Number of stratified folds used to compute out-of-fold predictions.

10
mode str

Decision rule used to flag samples as noisy. The current implementation accepts "threshold" and "consensus"; the signature default is kept for compatibility.

"S"
threshold float

Minimum fraction of disagreeing estimators required when mode="threshold".

0.5
action (remove, detect)

Whether noisy samples are dropped or only detected.

"remove"
random_state int

Seed used by the stratified splitter.

33
return_noisy_samples bool

Stored on the instance for compatibility; the current implementation does not branch on it.

False
Notes

A sample is flagged as noisy when enough estimators disagree with its observed label.

fit(X, y)

Fit the filter and cache ensemble disagreement counts.

fit_resample(X, y)

Fit the filter and return the filtered data.

get_filter_report()

Return a dictionary with the main fit diagnostics.

get_detection_report()

Return the stored detection report.

Summary of an ensemble-based noise filtering run.

INFFCFilter

Bases: BaseEstimator

Iterative fusion-of-classifiers noise filter.

Parameters:

Name Type Description Default
estimators sequence of estimators or None

Base learners used by the committee.

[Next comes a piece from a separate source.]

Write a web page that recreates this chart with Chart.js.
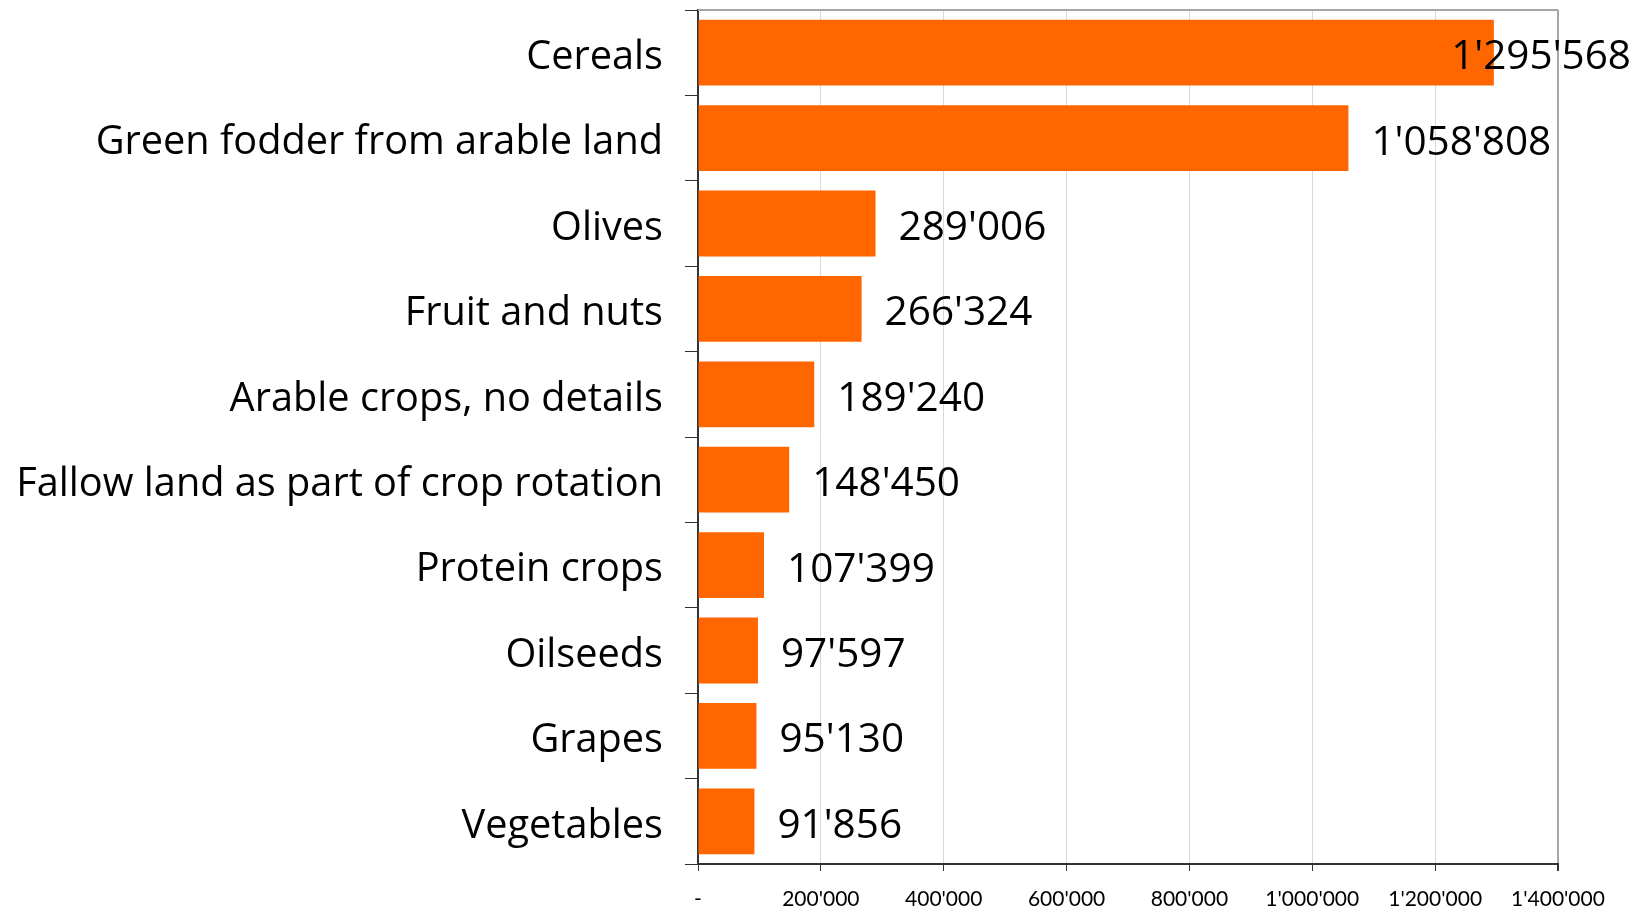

If None, a default trio of C4.5-like tree, 1-NN and LDA is used.

None
cv int

Number of stratified folds used inside each iteration.

10
decision_rule (majority, consensus, threshold)

Rule used to flag a sample as noisy from the committee disagreements.

"majority"
threshold float

Minimum disagreement fraction required when decision_rule="threshold".

0.5
action (remove, detect)

Whether noisy samples are dropped or only detected.

"remove"
max_iter int

Maximum number of cleaning iterations.

20
max_removed_frac float

Stop once this fraction of the original training set has been removed.

0.5
random_state int

Seed used by the stratified splitter in each iteration.

33
Notes

Relabel is not implemented yet.

fit(X, y)

Fit the filter and iteratively remove noisy samples.

fit_resample(X, y)

Fit the filter and return the filtered or detected data.

get_filter_report()

Return a dictionary with the main fit diagnostics.

get_detection_report()

Return the stored detection report.

Summary of an INFFC filtering run.

Per-iteration diagnostics for INFFC.

IterativePartitioningFilter

Bases: BaseEstimator

Iterative partitioning noise filter.

Parameters:

Name Type Description Default
estimator estimator

Base learner fitted on each partition.

c45_like
n_partitions int

Number of stratified partitions built at each iteration.

10
vote_rule (majority, consensus)

Rule used to flag a sample as noisy from the partition disagreements.

"majority"
action (remove, detect)

Whether noisy samples are dropped or only detected.

"remove"
p_stop float

Patience threshold expressed as a fraction of the original dataset.

0.01
k_patience int

Number of consecutive low-yield iterations tolerated before stopping.

3
max_iter int

Maximum number of cleaning iterations.

20
random_state int

Seed used by the stratified splitter in each iteration.

33
Notes

Relabel is not implemented yet.

fit(X, y)

Fit the filter and iteratively partition the training data.

fit_resample(X, y)

Fit the filter and return the filtered or detected data.

get_filter_report()

Return a dictionary with the main fit diagnostics.

get_detection_report()

Return the stored detection report.

Summary of an iterative partitioning filtering run.

Per-iteration diagnostics for iterative partitioning filtering.